Do you think that contemporary praise and worship should replace hymns in church services?

I invite everyone to visit Solid Rock UMC for an example of how “out of date” the term “contemporary” is (ironically). Floodgate, Solid Rock’s headlining praise band, carries us to a place that is much further than any “contemporary” praise and worship. For Solid Rock, and ‘The Flood’ (an exceptional service where FloodGate leads as they worship in various host churches throughout the Carolinas), the vision calls for something more than “contemporary.” However, this is not a universal when speaking of God’s move in every church and church service, or with every person called “Christian.”

Just as I am often accused of being an anti-traditionalist (which I am not; said church traditions simply are not my own), I am also accused of not liking hymns. If the truth is told, I just don’t know many hymns (for the same reason that church traditions are not my own; I wasn’t raised in the church). To further tell the truth, the biblical theology contained in the hymns of the church, as a rule, are exceptional. In fact, their theology (in my opinion) far exceeds the warm and fuzzy feel good emotionalism, as a rule, of praise and worship. But it is the music supporting the lyrics that is the “hook” for most praise and worship. This is the bottom line for many of the fans of praise and worship over the old hymns. “Stiff and stale” are the descriptors for the hymns, while “alive and free” are used to describe praise and worship.

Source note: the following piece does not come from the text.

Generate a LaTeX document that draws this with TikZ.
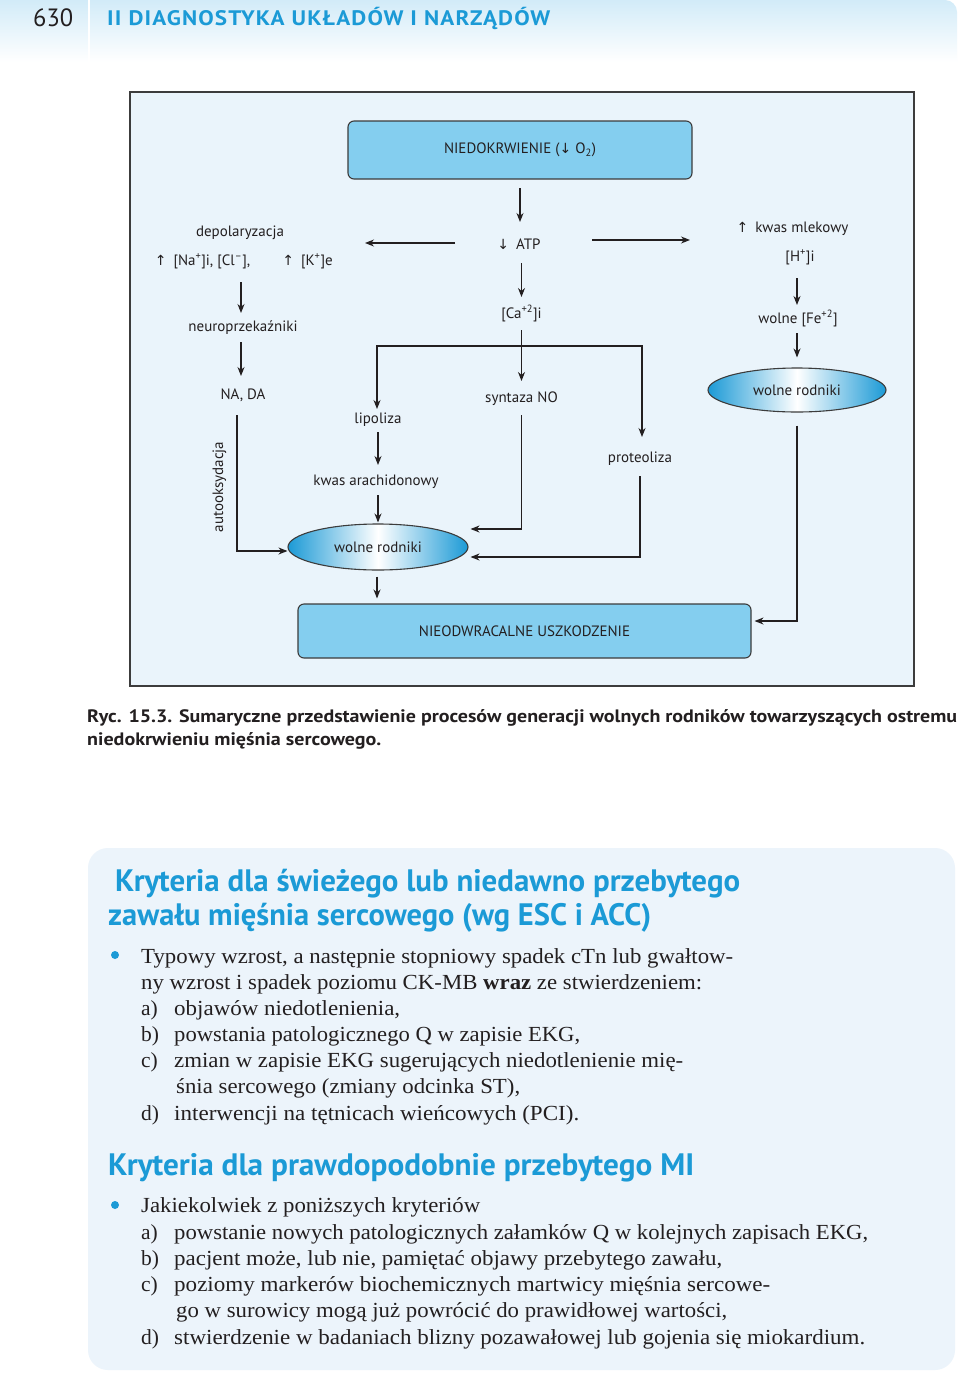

Though, again, these descriptions are not universal. There is a church in Thomasville (Pleasant grove UMC) where a full choir with robes, piano, and organ are utilized. While they also have a contemporary service, this church brings an “alive and free” feeling to the old hymns during their traditional service. I still do not know the hymns, but I certainly sense God just as much in one service as the other.

Thus, allow me to make two observations from this conversation.

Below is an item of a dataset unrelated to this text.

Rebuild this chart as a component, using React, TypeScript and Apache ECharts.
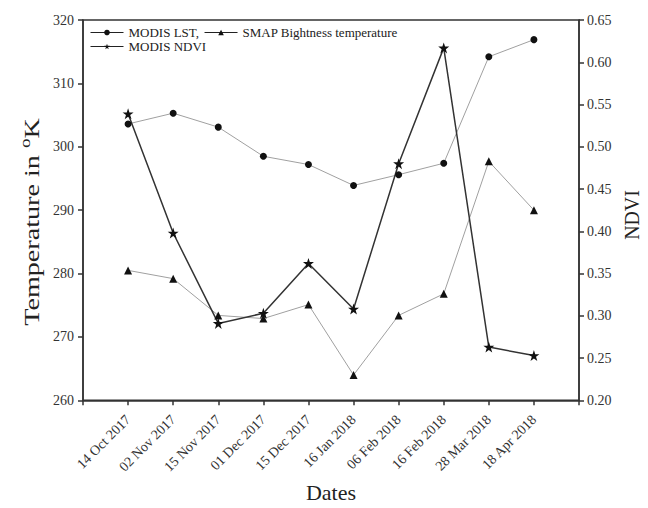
import React, { useEffect, useRef } from "react";
import * as echarts from "echarts";

const dates = [
  "14 Oct 2017", "02 Nov 2017", "15 Nov 2017", "01 Dec 2017", "15 Dec 2017",
  "16 Jan 2018", "06 Feb 2018", "16 Feb 2018", "28 Mar 2018", "18 Apr 2018",
];
const modisLst = [303.6, 305.3, 303.1, 298.5, 297.2, 293.9, 295.6, 297.4, 314.2, 316.9];
const smapTb = [280.5, 279.2, 273.4, 272.9, 275.1, 264.0, 273.4, 276.8, 297.7, 290.0];
const modisNdvi = [0.539, 0.398, 0.291, 0.303, 0.362, 0.308, 0.480, 0.617, 0.263, 0.253];

const FONT = "Liberation Serif";
const STAR = "path://M12,0 L14.9,8.6 L24,8.6 L16.6,14 L19.4,22.8 L12,17.4 L4.6,22.8 L7.4,14 L0,8.6 L9.1,8.6 Z";

export default function App() {
  const ref = useRef<HTMLDivElement>(null);
  useEffect(() => {
    if (!ref.current) return;
    const chart = echarts.init(ref.current, undefined, { renderer: "svg" });
    const toXY = (arr: number[]) => arr.map((v, i) => [i + 1, v]);
    const axisCommon = {
      axisLine: { show: true, lineStyle: { color: "#333", width: 1.5 } },
      axisTick: { show: true, inside: false, length: 5, lineStyle: { color: "#333", width: 1.5 } },
      splitLine: { show: false },
    };
    const legendCommon = {
      left: 90, padding: 0, orient: "horizontal",
      itemWidth: 33, itemHeight: 7, itemGap: 5,
      lineStyle: { color: "#222", width: 1 },
      textStyle: { fontFamily: FONT, fontSize: 13, color: "#222" },
    };
    chart.setOption({
      animation: false,
      backgroundColor: "#fff",
      textStyle: { fontFamily: FONT },
      grid: {
        left: 83, right: 69, top: 20, bottom: 103,
        show: true, borderColor: "#333", borderWidth: 1.5,
      },
      legend: [
        { ...legendCommon, top: 26, data: ["MODIS LST,", "SMAP Bightness temperature"] },
        { ...legendCommon, top: 40, data: ["MODIS NDVI"] },
      ],
      graphic: [
        {
          type: "text", x: 31, y: 222, rotation: Math.PI / 2, scaleX: 1.28,
          style: {
            text: "Temperature in {sup|o}K",
            fontFamily: FONT, fontSize: 22, fill: "#222",
            align: "center", verticalAlign: "middle",
            rich: {
              sup: { fontFamily: FONT, fontSize: 15, fill: "#222", padding: [0, 0, 12, 0] },
            },
          },
        },
        {
          type: "text", x: 632, y: 215, rotation: Math.PI / 2, scaleX: 0.9,
          style: {
            text: "NDVI", fontFamily: FONT, fontSize: 22, fill: "#222",
            align: "center", verticalAlign: "middle",
          },
        },
      ],
      xAxis: {
        type: "value", min: 0, max: 11, interval: 1,
        ...axisCommon,
        axisLabel: {
          rotate: 45, fontFamily: FONT, fontSize: 14, color: "#333", margin: 17,
          formatter: (v: number) => dates[v - 1] ?? "",
        },
        name: "Dates", nameLocation: "middle", nameGap: 67,
        nameTextStyle: { fontFamily: FONT, fontSize: 22, color: "#222" },
      },
      yAxis: [
        {
          type: "value", min: 260, max: 320, interval: 10, position: "left",
          ...axisCommon,
          axisLabel: { fontFamily: FONT, fontSize: 14, color: "#333", margin: 9 },
        },
        {
          type: "value", min: 0.2, max: 0.65, interval: 0.05, position: "right",
          ...axisCommon,
          axisLabel: {
            fontFamily: FONT, fontSize: 14, color: "#333", margin: 8,
            formatter: (v: number) => v.toFixed(2),
          },
        },
      ],
      series: [
        {
          name: "MODIS LST,", type: "line", yAxisIndex: 0, data: toXY(modisLst),
          symbol: "circle", symbolSize: 7,
          lineStyle: { color: "#a0a0a0", width: 1 },
          itemStyle: { color: "#111" },
        },
        {
          name: "SMAP Bightness temperature", type: "line", yAxisIndex: 0, data: toXY(smapTb),
          symbol: "triangle", symbolSize: 8,
          lineStyle: { color: "#a0a0a0", width: 1 },
          itemStyle: { color: "#111" },
        },
        {
          name: "MODIS NDVI", type: "line", yAxisIndex: 1, data: toXY(modisNdvi),
          symbol: STAR, symbolSize: 11,
          lineStyle: { color: "#333", width: 1.5 },
          itemStyle: { color: "#111" },
        },
      ],
    });
    return () => chart.dispose();
  }, []);
  return <div ref={ref} style={{ width: 648, height: 508, position: "absolute", left: 0, top: 0 }} />;
}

First, in the form of a question, when will we quit blaming the music (hymns) for our lack of spirituality? While some will be attracted to praise and worship, others will be drawn to the hymns. We cannot say, logically, that one group contains “better” or “more spiritual” Christians, but only “different” Christians. I tell you it is Vision (or the lack thereof) which affects the spirituality of a church. And music (or hymns) reflects that Vision.

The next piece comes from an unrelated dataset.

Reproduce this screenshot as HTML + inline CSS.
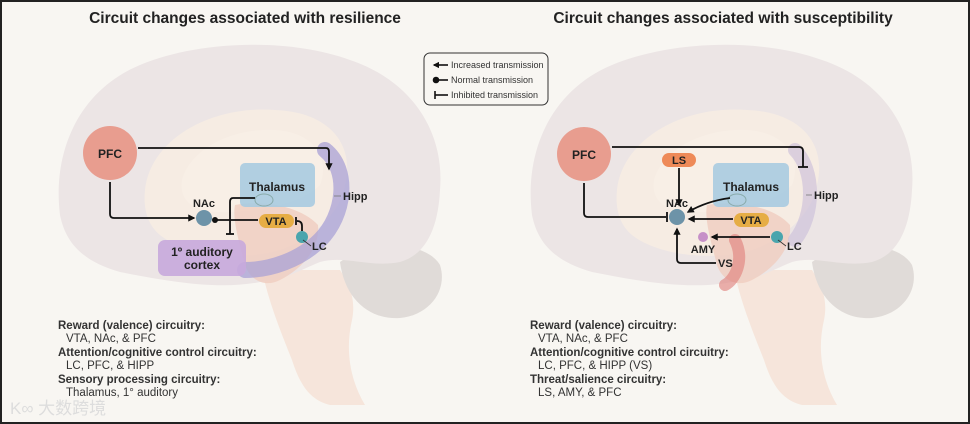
<!DOCTYPE html>
<html><head><meta charset="utf-8"><style>
html,body{margin:0;padding:0;background:#fff}
svg{display:block}
text{font-family:"Liberation Sans",Arial,sans-serif}
</style></head><body>
<svg width="970" height="424" viewBox="0 0 970 424" xmlns="http://www.w3.org/2000/svg">
<defs>
<marker id="ar" viewBox="0 0 10 10" refX="8" refY="5" markerWidth="4" markerHeight="4" orient="auto-start-reverse"><path d="M0,0 L10,5 L0,10 z" fill="#111"/></marker>
<g id="brain">
  <path d="M262,270 C268,300 280,330 292,360 C300,385 310,400 330,405 L365,405 C350,380 345,350 352,320 C356,300 350,285 340,270 Z" fill="#f5e3d8" opacity="0.9"/>
  <path d="M340,262 C370,240 425,240 440,265 C448,290 430,315 400,318 C370,320 345,300 340,262 Z" fill="#e0dbd8"/>
  <path d="M60,215 C52,150 80,90 140,65 C200,40 290,38 350,60 C410,80 445,130 440,190 C438,230 425,255 400,262 C370,268 345,255 320,262 C300,270 285,280 260,282 C220,290 170,282 120,272 C85,262 66,245 60,215 Z" fill="#ece5e5"/>
  <path d="M145,190 C150,140 210,105 275,110 C330,112 355,145 345,185 C340,215 310,240 280,250 C240,262 185,255 160,235 C148,225 143,210 145,190 Z" fill="#f6ece3"/>
  <path d="M182,180 C190,150 230,128 275,130 C315,132 330,160 320,185 C300,205 260,210 230,212 C200,214 178,205 182,180 Z" fill="#f8efe6"/>
  <path d="M235,205 C260,200 300,205 318,225 C320,250 300,270 280,280 C265,288 250,280 245,265 C240,245 232,220 235,205 Z" fill="#f0cdbf" opacity="0.8"/>
</g>
</defs>
<rect x="0" y="0" width="970" height="424" fill="#f8f6f2"/>
<rect x="1" y="1" width="968" height="422" fill="none" stroke="#222" stroke-width="2"/>

<text x="245" y="23" font-size="15.5" font-weight="bold" text-anchor="middle" fill="#222">Circuit changes associated with resilience</text>
<text x="723" y="23" font-size="15.5" font-weight="bold" text-anchor="middle" fill="#222">Circuit changes associated with susceptibility</text>

<rect x="424" y="53" width="124" height="52" rx="6" fill="#f8f6f2" stroke="#333" stroke-width="1"/>
<g stroke="#111" stroke-width="1.6">
<line x1="448" y1="65" x2="434" y2="65" marker-end="url(#ar)"/>
<line x1="435" y1="80" x2="448" y2="80"/><circle cx="436" cy="80" r="2.5" fill="#111"/>
<line x1="435" y1="95" x2="448" y2="95"/><line x1="435" y1="91" x2="435" y2="99"/>
</g>
<g font-size="9" fill="#333">
<text x="451" y="68">Increased transmission</text>
<text x="451" y="83">Normal transmission</text>
<text x="451" y="98">Inhibited transmission</text>
</g>

<use href="#brain"/>
<path d="M325,150 C350,170 345,215 320,240 C300,260 270,270 245,270" fill="none" stroke="#a9a2d6" stroke-width="16" stroke-linecap="round" opacity="0.75"/>
<rect x="240" y="163" width="75" height="44" rx="5" fill="#a9cbe0" opacity="0.9"/>
<ellipse cx="264" cy="200" rx="9" ry="6" fill="none" stroke="#8aa" stroke-width="1"/>
<rect x="158" y="240" width="88" height="36" rx="7" fill="#c8a8dc" opacity="0.9"/>
<circle cx="110" cy="153" r="27" fill="#e89585" opacity="0.9"/>
<text x="110" y="158" font-size="12" font-weight="bold" text-anchor="middle" fill="#222">PFC</text>
<text x="277" y="191" font-size="12" font-weight="bold" text-anchor="middle" fill="#222">Thalamus</text>
<text x="202" y="256" font-size="12" font-weight="bold" text-anchor="middle" fill="#222">1º auditory</text>
<text x="202" y="269" font-size="12" font-weight="bold" text-anchor="middle" fill="#222">cortex</text>
<circle cx="204" cy="218" r="8" fill="#6d93a8"/>
<text x="204" y="207" font-size="11" font-weight="bold" text-anchor="middle" fill="#222">NAc</text>
<rect x="259" y="214" width="35" height="14" rx="7" fill="#e6ad45"/>
<text x="276" y="225" font-size="11" font-weight="bold" text-anchor="middle" fill="#222">VTA</text>
<circle cx="302" cy="237" r="6" fill="#4aa5ad"/>
<text x="312" y="250" font-size="11" font-weight="bold" fill="#222">LC</text>
<line x1="303" y1="240" x2="311" y2="246" stroke="#333" stroke-width="0.8"/>
<text x="343" y="200" font-size="11" font-weight="bold" fill="#222">Hipp</text>
<line x1="334" y1="196" x2="341" y2="196" stroke="#777" stroke-width="0.8"/>
<g stroke="#111" stroke-width="1.8" fill="none">
<path d="M138,148 L326,148 Q329,148 329,152 L329,169" marker-end="url(#ar)"/>
<path d="M110,182 L110,214 Q110,218 114,218 L194,218" marker-end="url(#ar)"/>
<line x1="216" y1="220" x2="258" y2="220"/>
<path d="M255,198 L233,198 Q230,198 230,202 L230,234"/><line x1="226" y1="234" x2="234" y2="234"/>
<path d="M302,231 L302,226 Q302,221 297,221"/><line x1="296" y1="217" x2="296" y2="225"/>
</g>
<circle cx="215" cy="220" r="3" fill="#111"/>
<g font-size="11.5" fill="#333">
<text x="58" y="329" font-weight="bold">Reward (valence) circuitry:</text>
<text x="66" y="342">VTA, NAc, &amp; PFC</text>
<text x="58" y="356" font-weight="bold">Attention/cognitive control circuitry:</text>
<text x="66" y="369">LC, PFC, &amp; HIPP</text>
<text x="58" y="383" font-weight="bold">Sensory processing circuitry:</text>
<text x="66" y="396">Thalamus, 1° auditory</text>
</g>
<text x="10" y="414" font-size="17" fill="#ddd" font-family="'Liberation Sans','Noto Sans CJK SC',sans-serif">K∞ 大数跨境</text>

<g transform="translate(472,0)"><use href="#brain"/></g>
<path d="M795,150 C815,170 815,215 795,240" fill="none" stroke="#c9bcd8" stroke-width="14" stroke-linecap="round" opacity="0.6"/>
<path d="M735,240 C745,260 735,280 725,285" fill="none" stroke="#e07d78" stroke-width="12" stroke-linecap="round" opacity="0.6"/>
<rect x="713" y="163" width="76" height="44" rx="5" fill="#a9cbe0" opacity="0.9"/>
<ellipse cx="737" cy="200" rx="9" ry="6" fill="none" stroke="#8aa" stroke-width="1"/>
<circle cx="584" cy="154" r="27" fill="#e89585" opacity="0.9"/>
<text x="584" y="159" font-size="12" font-weight="bold" text-anchor="middle" fill="#222">PFC</text>
<rect x="662" y="153" width="34" height="14" rx="7" fill="#ee8a58"/>
<text x="679" y="164" font-size="11" font-weight="bold" text-anchor="middle" fill="#222">LS</text>
<text x="751" y="191" font-size="12" font-weight="bold" text-anchor="middle" fill="#222">Thalamus</text>
<circle cx="677" cy="217" r="8" fill="#6d93a8"/>
<text x="677" y="207" font-size="11" font-weight="bold" text-anchor="middle" fill="#222">NAc</text>
<rect x="734" y="213" width="35" height="14" rx="7" fill="#e6ad45"/>
<text x="751" y="224" font-size="11" font-weight="bold" text-anchor="middle" fill="#222">VTA</text>
<circle cx="703" cy="237" r="5" fill="#c690c8"/>
<text x="703" y="253" font-size="11" font-weight="bold" text-anchor="middle" fill="#222">AMY</text>
<circle cx="777" cy="237" r="6" fill="#4aa5ad"/>
<text x="787" y="250" font-size="11" font-weight="bold" fill="#222">LC</text>
<line x1="778" y1="240" x2="786" y2="246" stroke="#333" stroke-width="0.8"/>
<text x="718" y="267" font-size="11" font-weight="bold" fill="#222">VS</text>
<text x="814" y="199" font-size="11" font-weight="bold" fill="#222">Hipp</text>
<line x1="806" y1="195" x2="812" y2="195" stroke="#777" stroke-width="0.8"/>
<g stroke="#111" stroke-width="1.8" fill="none">
<path d="M612,147 L799,147 Q803,147 803,151 L803,167"/><line x1="798" y1="167" x2="808" y2="167"/>
<path d="M584,183 L584,213 Q584,217 588,217 L666,217"/><line x1="667" y1="212" x2="667" y2="222"/>
<line x1="679" y1="168" x2="679" y2="205" marker-end="url(#ar)"/>
<path d="M730,198 C715,200 700,205 688,212" marker-end="url(#ar)"/>
<line x1="733" y1="219" x2="689" y2="219" marker-end="url(#ar)"/>
<line x1="770" y1="237" x2="712" y2="237" marker-end="url(#ar)"/>
<path d="M716,263 L681,263 Q677,263 677,259 L677,229" marker-end="url(#ar)"/>
</g>
<g font-size="11.5" fill="#333">
<text x="530" y="329" font-weight="bold">Reward (valence) circuitry:</text>
<text x="538" y="342">VTA, NAc, &amp; PFC</text>
<text x="530" y="356" font-weight="bold">Attention/cognitive control circuitry:</text>
<text x="538" y="369">LC, PFC, &amp; HIPP (VS)</text>
<text x="530" y="383" font-weight="bold">Threat/salience circuitry:</text>
<text x="538" y="396">LS, AMY, &amp; PFC</text>
</g>
</svg>
</body></html>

Second, I am a Metal-Head. I like heavy metal. Many “Christian-Metal” bands rework old hymns into extreme-hymns. They keep the original theological lyrics and change the music to meet a certain genre. So, my question is, can we not mix, also, praise and worship and hymns? Certainly someone has thought of this. I predict that this form of music will be a part of the Vision of many churches in the not-too-distant future!

Therefore, the heavier the better in my opinion! But I also realize that this will not work in many church settings. It is the Vision of each local church, I think, that is in question. And the “worship wars” reflect this question. Give me music, but give me theology!!